• **PROBLEM STATEMENT**
Read the lines that follow and pick out every one containing the word "this".

• **EXTRACTED INFORMATION**
-------

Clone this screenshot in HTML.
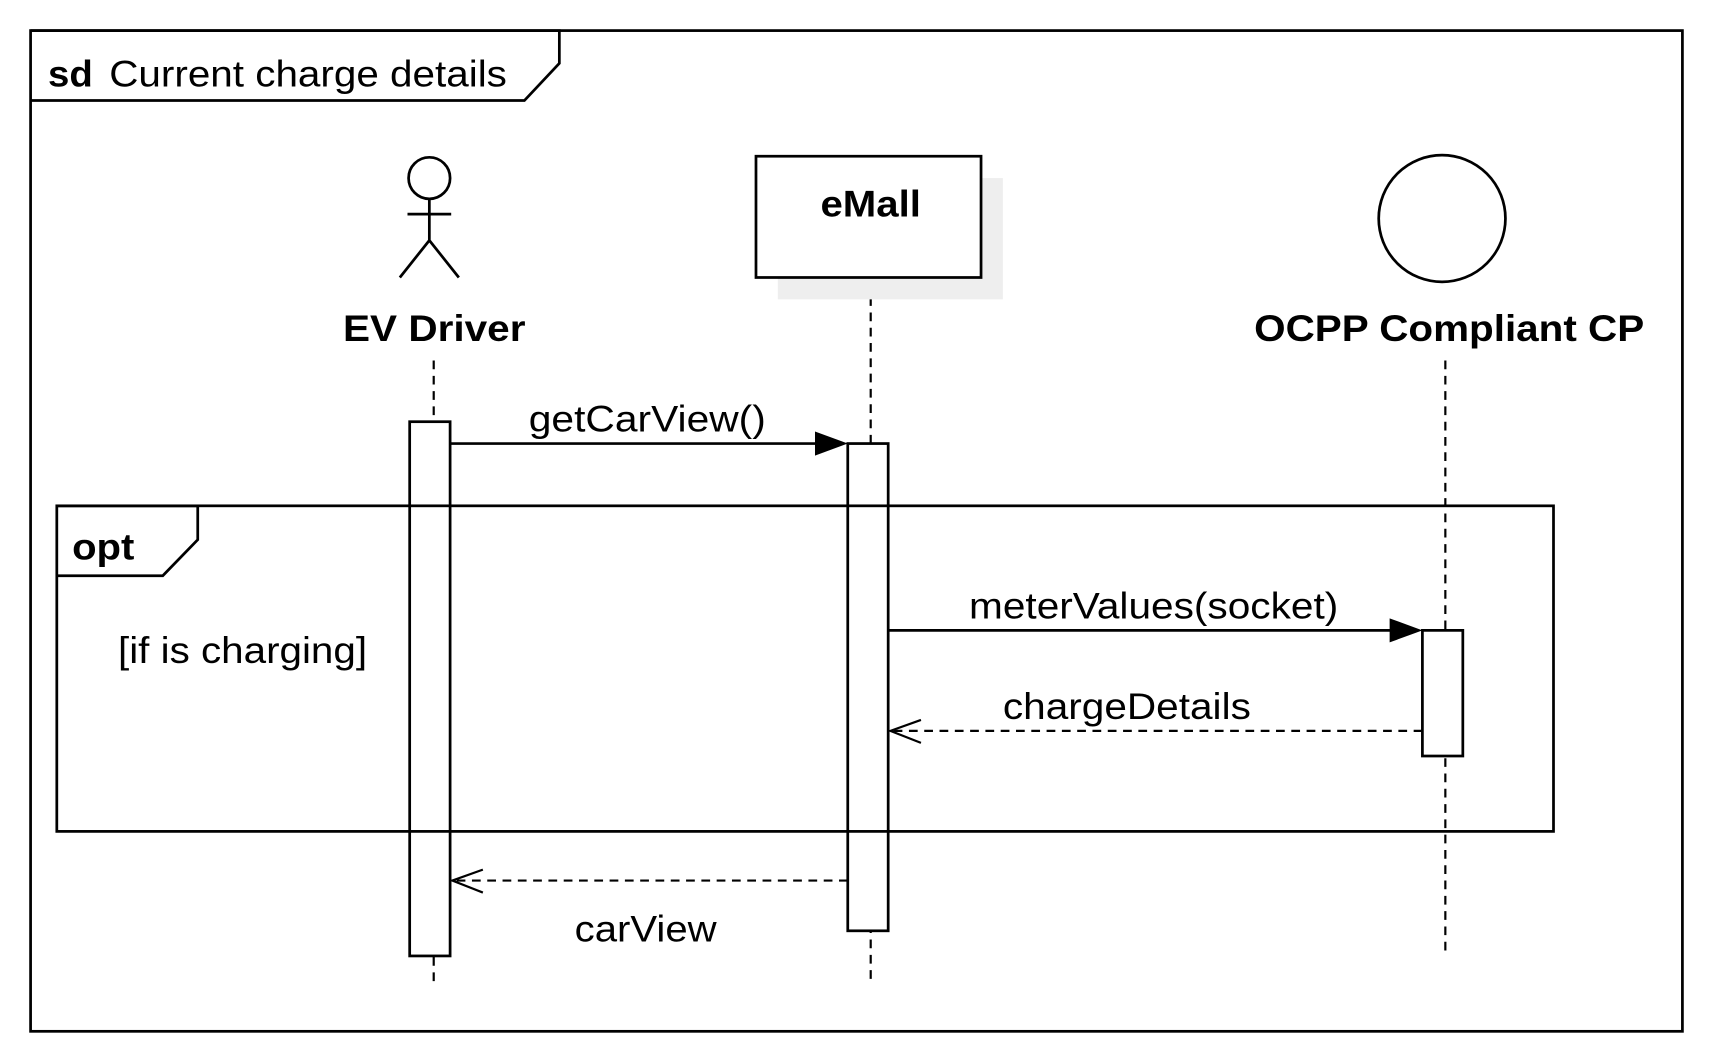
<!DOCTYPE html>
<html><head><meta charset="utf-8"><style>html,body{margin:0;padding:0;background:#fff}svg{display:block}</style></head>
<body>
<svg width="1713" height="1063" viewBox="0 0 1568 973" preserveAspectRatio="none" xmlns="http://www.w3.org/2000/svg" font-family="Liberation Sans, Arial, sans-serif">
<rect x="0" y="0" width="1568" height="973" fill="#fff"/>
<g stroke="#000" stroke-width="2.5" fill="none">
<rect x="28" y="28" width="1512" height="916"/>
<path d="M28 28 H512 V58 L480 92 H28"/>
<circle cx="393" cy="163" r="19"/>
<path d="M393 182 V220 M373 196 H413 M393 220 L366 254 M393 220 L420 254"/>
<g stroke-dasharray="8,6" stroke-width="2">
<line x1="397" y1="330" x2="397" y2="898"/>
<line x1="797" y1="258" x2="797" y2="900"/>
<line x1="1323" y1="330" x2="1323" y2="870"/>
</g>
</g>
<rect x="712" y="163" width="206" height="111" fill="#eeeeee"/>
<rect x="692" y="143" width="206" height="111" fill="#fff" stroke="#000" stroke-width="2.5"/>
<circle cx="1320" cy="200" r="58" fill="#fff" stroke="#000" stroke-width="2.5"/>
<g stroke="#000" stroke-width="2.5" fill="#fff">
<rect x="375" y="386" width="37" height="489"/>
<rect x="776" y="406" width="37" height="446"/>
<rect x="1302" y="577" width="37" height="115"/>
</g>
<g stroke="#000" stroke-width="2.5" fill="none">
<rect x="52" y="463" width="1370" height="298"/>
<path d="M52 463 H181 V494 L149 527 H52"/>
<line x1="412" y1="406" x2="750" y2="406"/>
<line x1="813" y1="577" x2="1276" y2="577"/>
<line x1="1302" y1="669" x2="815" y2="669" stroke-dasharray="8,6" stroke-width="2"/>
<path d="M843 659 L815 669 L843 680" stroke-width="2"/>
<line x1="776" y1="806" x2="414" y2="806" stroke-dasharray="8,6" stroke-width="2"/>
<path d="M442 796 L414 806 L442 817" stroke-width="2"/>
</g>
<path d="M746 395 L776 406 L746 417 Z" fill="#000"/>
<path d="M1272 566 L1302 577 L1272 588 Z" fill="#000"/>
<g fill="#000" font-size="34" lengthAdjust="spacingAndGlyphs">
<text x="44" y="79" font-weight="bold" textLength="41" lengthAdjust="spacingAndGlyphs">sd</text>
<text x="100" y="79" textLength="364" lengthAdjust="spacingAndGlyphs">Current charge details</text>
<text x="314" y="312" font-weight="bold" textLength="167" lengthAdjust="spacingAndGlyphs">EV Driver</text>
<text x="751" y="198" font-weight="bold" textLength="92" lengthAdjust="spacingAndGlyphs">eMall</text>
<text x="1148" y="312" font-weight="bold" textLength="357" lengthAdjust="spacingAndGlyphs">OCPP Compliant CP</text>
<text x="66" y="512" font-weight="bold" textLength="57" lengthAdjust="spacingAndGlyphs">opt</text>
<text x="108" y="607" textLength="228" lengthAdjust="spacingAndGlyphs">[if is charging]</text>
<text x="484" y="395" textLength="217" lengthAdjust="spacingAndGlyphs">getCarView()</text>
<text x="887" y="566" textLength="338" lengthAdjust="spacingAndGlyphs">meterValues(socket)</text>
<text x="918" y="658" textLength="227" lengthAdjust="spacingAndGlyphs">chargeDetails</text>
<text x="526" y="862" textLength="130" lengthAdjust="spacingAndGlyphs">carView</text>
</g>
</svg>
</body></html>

-------

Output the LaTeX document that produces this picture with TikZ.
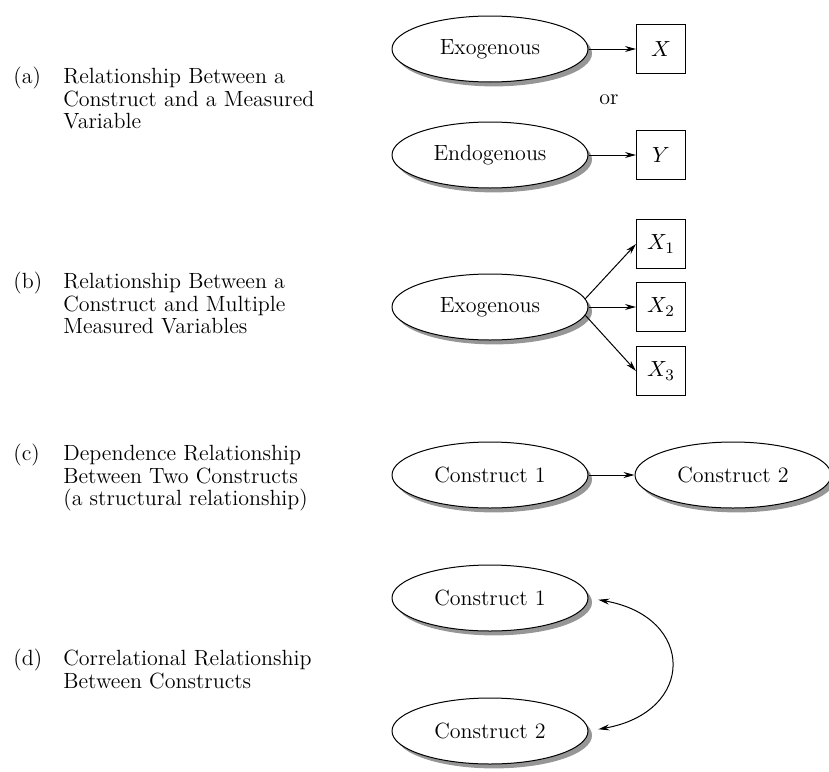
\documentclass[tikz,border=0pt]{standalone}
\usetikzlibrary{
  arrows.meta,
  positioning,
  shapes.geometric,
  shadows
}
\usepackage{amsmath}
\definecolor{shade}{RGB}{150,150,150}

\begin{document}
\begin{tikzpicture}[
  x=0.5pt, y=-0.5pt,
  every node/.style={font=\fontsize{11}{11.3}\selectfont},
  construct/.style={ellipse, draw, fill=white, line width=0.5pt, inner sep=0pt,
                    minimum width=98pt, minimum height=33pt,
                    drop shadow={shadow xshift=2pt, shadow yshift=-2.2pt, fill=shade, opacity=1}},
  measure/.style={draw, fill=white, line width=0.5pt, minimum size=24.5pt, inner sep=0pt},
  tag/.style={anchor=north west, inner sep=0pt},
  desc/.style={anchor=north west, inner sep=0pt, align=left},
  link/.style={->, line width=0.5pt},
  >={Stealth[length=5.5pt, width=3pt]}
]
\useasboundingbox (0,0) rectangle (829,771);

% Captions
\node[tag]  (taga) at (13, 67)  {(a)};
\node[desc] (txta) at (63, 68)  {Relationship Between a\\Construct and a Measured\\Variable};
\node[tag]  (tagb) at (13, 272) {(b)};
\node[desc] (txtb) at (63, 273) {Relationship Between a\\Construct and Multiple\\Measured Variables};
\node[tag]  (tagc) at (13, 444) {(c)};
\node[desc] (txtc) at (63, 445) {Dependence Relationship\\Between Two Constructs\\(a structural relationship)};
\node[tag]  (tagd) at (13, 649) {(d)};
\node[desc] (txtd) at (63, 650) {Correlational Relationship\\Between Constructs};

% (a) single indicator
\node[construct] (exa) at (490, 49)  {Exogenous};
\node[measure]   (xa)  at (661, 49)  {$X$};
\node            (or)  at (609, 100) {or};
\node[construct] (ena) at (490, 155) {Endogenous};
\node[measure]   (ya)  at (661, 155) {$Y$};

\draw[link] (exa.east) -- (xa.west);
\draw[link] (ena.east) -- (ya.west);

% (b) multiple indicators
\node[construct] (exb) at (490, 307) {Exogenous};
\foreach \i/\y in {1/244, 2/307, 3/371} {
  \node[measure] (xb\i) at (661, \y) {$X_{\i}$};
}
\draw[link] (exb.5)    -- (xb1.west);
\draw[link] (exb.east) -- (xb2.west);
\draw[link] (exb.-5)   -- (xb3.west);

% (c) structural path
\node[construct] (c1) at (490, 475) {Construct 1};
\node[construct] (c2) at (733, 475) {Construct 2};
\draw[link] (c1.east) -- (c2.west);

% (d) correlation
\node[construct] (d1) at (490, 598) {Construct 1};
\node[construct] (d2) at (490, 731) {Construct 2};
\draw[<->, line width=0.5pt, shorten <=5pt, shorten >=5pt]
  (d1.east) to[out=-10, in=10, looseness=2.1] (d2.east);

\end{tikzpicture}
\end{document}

-------

• **EXERCISE ANSWER**
Clone this screenshot in HTML.
Output the LaTeX document that produces this picture with TikZ.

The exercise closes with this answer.